There was also a photo booth and a post box so that guests could take pictures and send messages to their loved ones in Cyprus.
Among the families there were Barrie and Ann Macdonald from Manchester who are looking after their grandson Harry, five, in Coningsby while his mum, Claire – their daughter – and dad Paul, both wing commanders, are away in Afghanistan and Cyprus respectively.
Kate paid tribute to the couple for moving in to look after Harry, whose father will not be home until January and mother until February. ‘So you are looking after Harry, are you? It’s amazing that families pull together like this,’ she said.

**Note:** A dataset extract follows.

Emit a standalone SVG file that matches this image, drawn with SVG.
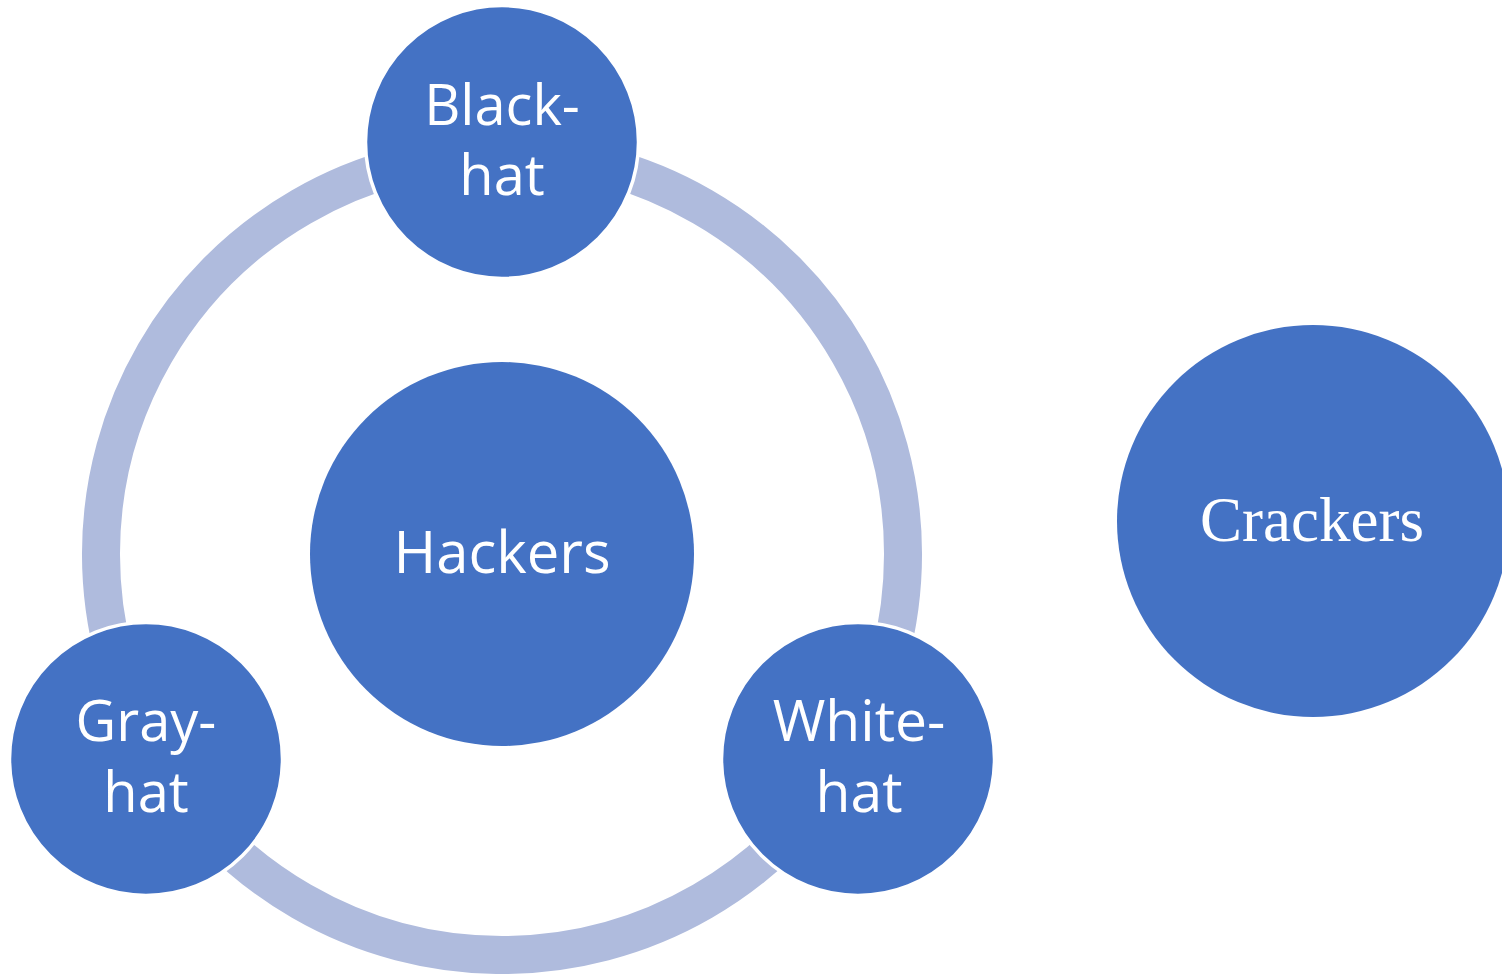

In a speech the duchess also spoke about life as a service wife with a husband posted abroad.
She recalled being left at home when William was serving as an RAF search and rescue helicopter pilot, not least when he spent six weeks in the Falklands in February and March 2012.
She said: ‘William and I just wanted to pass on our huge gratitude to all of you here today. Not only are we grateful for you coming here to join our party, but also for the sacrifices you make on a daily basis on behalf of the nation.’

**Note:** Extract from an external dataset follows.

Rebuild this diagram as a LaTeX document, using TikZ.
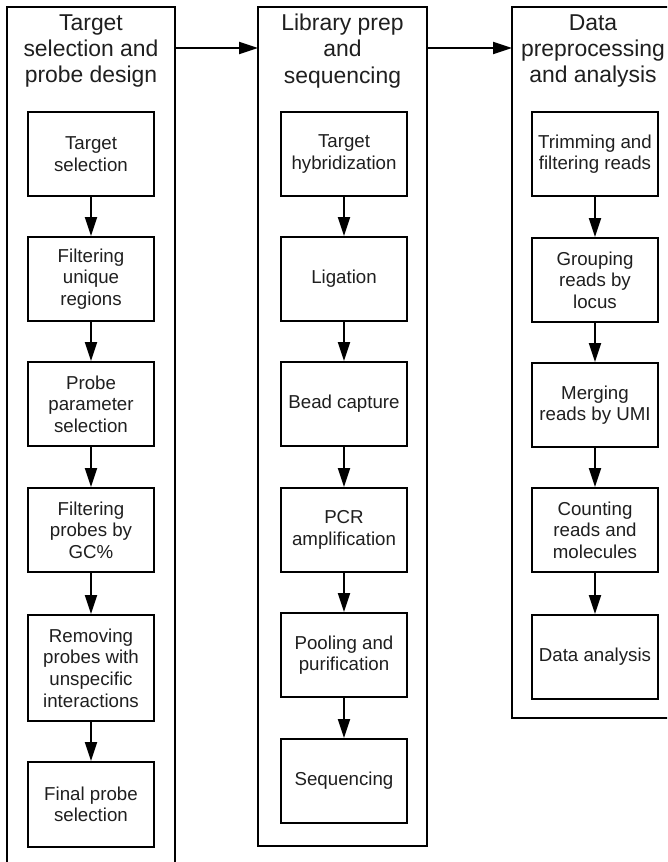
\documentclass[tikz,border=0pt]{standalone}
\usepackage{fontspec}
\setmainfont{Liberation Sans}
\usetikzlibrary{arrows.meta,calc}
\begin{document}
\begin{tikzpicture}[x=1pt,y=-1pt,
  box/.style={draw, line width=2pt, minimum width=126pt, align=center, inner sep=1pt, font=\fontsize{18.7}{21.6}\selectfont, text=black!88},
  outer/.style={draw, line width=2pt, inner sep=0pt, outer sep=0pt, anchor=north west},
  head/.style={align=center, inner sep=0pt, font=\fontsize{22.9}{26.3}\selectfont, text=black!88},
  arr/.style={line width=2pt, -{Triangle[length=19pt,width=12pt]}}
]
\clip (0,0) rectangle (667,862);
\fill[white] (0,0) rectangle (667,862);
% outer columns
\node[outer, minimum width=168pt, minimum height=900pt] (L) at (7,7) {};
\node[outer, minimum width=169pt, minimum height=839pt] (M) at (258,7) {};
\node[outer, minimum width=166pt, minimum height=711pt] (R) at (512,7) {};
% headers
\node[head] (Lh) at (91,51) {Target\\selection and\\probe design};
\node[head] (Mh) at (342.5,51) {Library prep\\and\\sequencing};
\node[head] (Rh) at (593,51) {Data\\preprocessing\\and analysis};
% column arrows
\coordinate (LM1) at ($(L.north east)+(0,41)$);
\coordinate (LM2) at ($(M.north west)+(0,41)$);
\coordinate (MR1) at ($(M.north east)+(0,41)$);
\coordinate (MR2) at ($(R.north west)+(0,41)$);
\draw[arr] (LM1) -- (LM2);
\draw[arr] (MR1) -- (MR2);
% left column
\node[box, minimum height=84pt] (l1) at (91,154) {Target\\selection};
\node[box, minimum height=84pt] (l2) at (91,279) {Filtering\\unique\\regions};
\node[box, minimum height=84pt] (l3) at (91,404) {Probe\\parameter\\selection};
\node[box, minimum height=84pt] (l4) at (91,530) {Filtering\\probes by\\GC\%};
\node[box, minimum height=106pt] (l5) at (91,668) {Removing\\probes with\\unspecific\\interactions};
\node[box, minimum height=85pt] (l6) at (91,804.5) {Final probe\\selection};
% middle column
\node[box, minimum height=84pt] (m1) at (344,154) {Target\\hybridization};
\node[box, minimum height=84pt] (m2) at (344,279) {Ligation};
\node[box, minimum height=84pt] (m3) at (344,404) {Bead capture};
\node[box, minimum height=84pt] (m4) at (344,530) {PCR\\amplification};
\node[box, minimum height=84pt] (m5) at (344,655) {Pooling and\\purification};
\node[box, minimum height=84pt] (m6) at (344,781) {Sequencing};
% right column
\node[box, minimum height=84pt] (r1) at (595,154) {Trimming and\\filtering reads};
\node[box, minimum height=84pt] (r2) at (595,280) {Grouping\\reads by\\locus};
\node[box, minimum height=84pt] (r3) at (595,405) {Merging\\reads by UMI};
\node[box, minimum height=84pt] (r4) at (595,530) {Counting\\reads and\\molecules};
\node[box, minimum height=84pt] (r5) at (595,657) {Data analysis};
% arrows
\foreach \c in {l,m} {
  \draw[arr] (\c1) -- (\c2);
  \draw[arr] (\c2) -- (\c3);
  \draw[arr] (\c3) -- (\c4);
  \draw[arr] (\c4) -- (\c5);
  \draw[arr] (\c5) -- (\c6);
}
\draw[arr] (r1) -- (r2);
\draw[arr] (r2) -- (r3);
\draw[arr] (r3) -- (r4);
\draw[arr] (r4) -- (r5);
\end{tikzpicture}
\end{document}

‘As someone whose husband has served, I know how hard it feels when a loved one leaves home to do the job they’ve trained for. When William served in the Falklands or went search and rescue, I remember how it felt.

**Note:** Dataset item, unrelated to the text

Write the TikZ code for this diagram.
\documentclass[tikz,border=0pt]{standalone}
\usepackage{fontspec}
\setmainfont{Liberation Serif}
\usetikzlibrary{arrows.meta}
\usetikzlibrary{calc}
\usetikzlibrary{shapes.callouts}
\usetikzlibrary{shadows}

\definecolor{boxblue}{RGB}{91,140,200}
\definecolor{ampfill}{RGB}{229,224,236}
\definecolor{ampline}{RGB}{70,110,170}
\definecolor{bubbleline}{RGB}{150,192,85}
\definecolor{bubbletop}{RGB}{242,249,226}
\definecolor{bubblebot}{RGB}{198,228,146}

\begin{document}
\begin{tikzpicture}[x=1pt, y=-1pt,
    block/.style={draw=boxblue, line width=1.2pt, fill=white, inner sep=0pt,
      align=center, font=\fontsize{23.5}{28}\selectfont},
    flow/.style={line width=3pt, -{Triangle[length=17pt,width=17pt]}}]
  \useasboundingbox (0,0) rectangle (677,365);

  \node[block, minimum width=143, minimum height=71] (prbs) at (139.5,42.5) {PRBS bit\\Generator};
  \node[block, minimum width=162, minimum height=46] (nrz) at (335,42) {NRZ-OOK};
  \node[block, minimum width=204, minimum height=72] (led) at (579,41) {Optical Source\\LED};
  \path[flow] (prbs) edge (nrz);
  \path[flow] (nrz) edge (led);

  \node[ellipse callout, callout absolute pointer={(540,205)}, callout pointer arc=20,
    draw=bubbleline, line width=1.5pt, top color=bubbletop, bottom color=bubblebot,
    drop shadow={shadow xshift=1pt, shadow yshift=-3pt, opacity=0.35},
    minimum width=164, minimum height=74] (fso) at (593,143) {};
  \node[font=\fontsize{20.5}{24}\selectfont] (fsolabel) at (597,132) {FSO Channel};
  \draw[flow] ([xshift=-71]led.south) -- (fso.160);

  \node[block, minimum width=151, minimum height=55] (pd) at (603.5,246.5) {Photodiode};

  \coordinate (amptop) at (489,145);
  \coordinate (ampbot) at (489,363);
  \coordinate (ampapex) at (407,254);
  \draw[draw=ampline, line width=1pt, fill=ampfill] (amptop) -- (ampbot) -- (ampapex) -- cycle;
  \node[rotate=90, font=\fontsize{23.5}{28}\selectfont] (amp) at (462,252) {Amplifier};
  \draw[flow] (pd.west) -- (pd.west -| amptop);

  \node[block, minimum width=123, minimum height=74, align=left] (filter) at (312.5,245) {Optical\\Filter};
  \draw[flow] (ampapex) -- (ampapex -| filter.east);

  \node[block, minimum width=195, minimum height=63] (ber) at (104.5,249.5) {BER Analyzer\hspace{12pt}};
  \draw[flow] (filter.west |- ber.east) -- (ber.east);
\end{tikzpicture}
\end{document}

‘But I can’t imagine how it feels when your loved ones are away on active service over Christmas or at those special family moments. ‘The absence of people you love must be especially hard at this time of year.
‘William and I, however, hope that today shows, in some small way, how much you are all valued. ‘We should never forget our military families and all the service you do for us all.’
William is Honorary Air Commandant of RAF Coningsby in Lincolnshire, which is home to Typhoon squadrons which deploy to Cyprus and fly operations in support of Op Shader, the UK’s contribution to the ongoing campaign against Islamic State.
They work alongside 31 Squadron, a Tornado GR4 unit based at RAF Marham in Norfolk, which is also involved with the campaign.